To be fair, Kershaw’s performance is not yet the greatest of this decade. That title still belongs to San Francisco’s Madison Bumgarner, the Most Valuable Player in the 2014 World Series. All he did was throw 52 2/3 innings in that post season to set a new record while winning both NLCS and World Series MVP. He set an all-time record for lowest World Series ERA at 0.29 after throwing five scoreless innings in relief to win Game 7 on two days rest. (That season Kershaw was the MVP and Cy Young Award winner.)
Nothing Kershaw does this season will be able to match up with it. That season the slight right hander was the unanimous Cy Young Award winner after leading baseball with 23 wins, and he followed that up by winning the National League Championship Series AND World Series MVP awards. That’s a triple play that Bumgarner didn’t complete two years ago and Kershaw won’t be able to achieve this season.
This is not to diminish what Kershaw is doing this fall, or has done during his remarkable career. But his post season history and his regular season history have never intersected. Kershaw’s three Cy Young seasons were followed up by post season struggles. And this season, when he’s finally standing out in October, happens to be the same year he missed much of the regular season with a back injury. Kershaw threw just 149 innings this season, his lowest total since throwing 107.2 his rookie season in 2008. It’s actually worked out very well for LA. Their ace is rested and fresher this October than he’s ever been in the past due to all that time off and fewer regular season innings. He has plenty in his tank. It’s showing.
Conversely, Hershiser’s unmatched 1988 post season was a continuation of his dominant regular season. Younger fans will have a hard time believing that Hershiser threw 267 innings (that’s 33 more than Kershaw’s career high) with 15 complete games including eight shutouts. No one – including Kershaw – has that kind of work load anymore. Perhaps the most amazing stat of all is Hershiser’s record breaking 59 consecutive scoreless innings streak, which began on August 30th and continued all September until the final game of the season when he threw a 10 inning shutout.

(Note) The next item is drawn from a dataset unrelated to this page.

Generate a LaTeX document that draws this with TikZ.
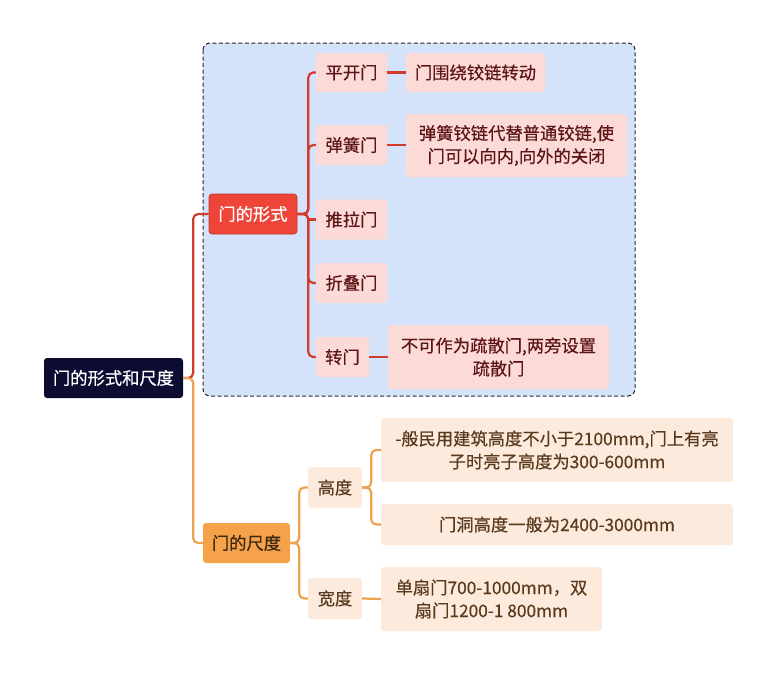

When the underdog Dodgers faced the New York Mets in the National League Championship Series, Hershiser kept right on rolling. Like both Bumgarner and Kershaw, Hershiser pitched in relief in between post season starts, earning a save in the NLCS and throwing another complete game shutout to clinch that series. After winning two games in the five game series against the powerful Oakland A’s in the 1988 World Series – including another shut out – Hershiser was named World Series MVP as well. He remains the only player to win the Cy Young, LCS and World Series MVP awards in the same season.
And oh ya, he also won Gold Glove that season, just for good measure.
Remarkably, Hershiser pitched 11 more Major League seasons, retiring in 2000, so that heavy workload didn’t ruin his arm. Pitchers are scrutinized much more closely today, and it’s hard to envision any pitcher ever again being used as much as Hershiser was in 1988. Today if a guy reaches 200 innings most teams are ready to shut him down for the season. And rarely are guys given the chance to throw complete games anymore.
That being the case, baseball fans should enjoy watching what Kershaw is doing this fall. He’s likely to continue to be put into games as a reliever in between starts (during the regular season, a pitcher will normally have a single half speed mound practice session in between starts) as LA tries to extend the curse of the Billy Goat and keep the sentimental favorites, the Chicago Cubs, from reaching the World Series. Kershaw is a remarkable talent and his competitive fire can help his team even when he’s not pitching.
From his seat up in the Dodgers broadcast booth, Hershiser is undoubtedly enjoying it as well.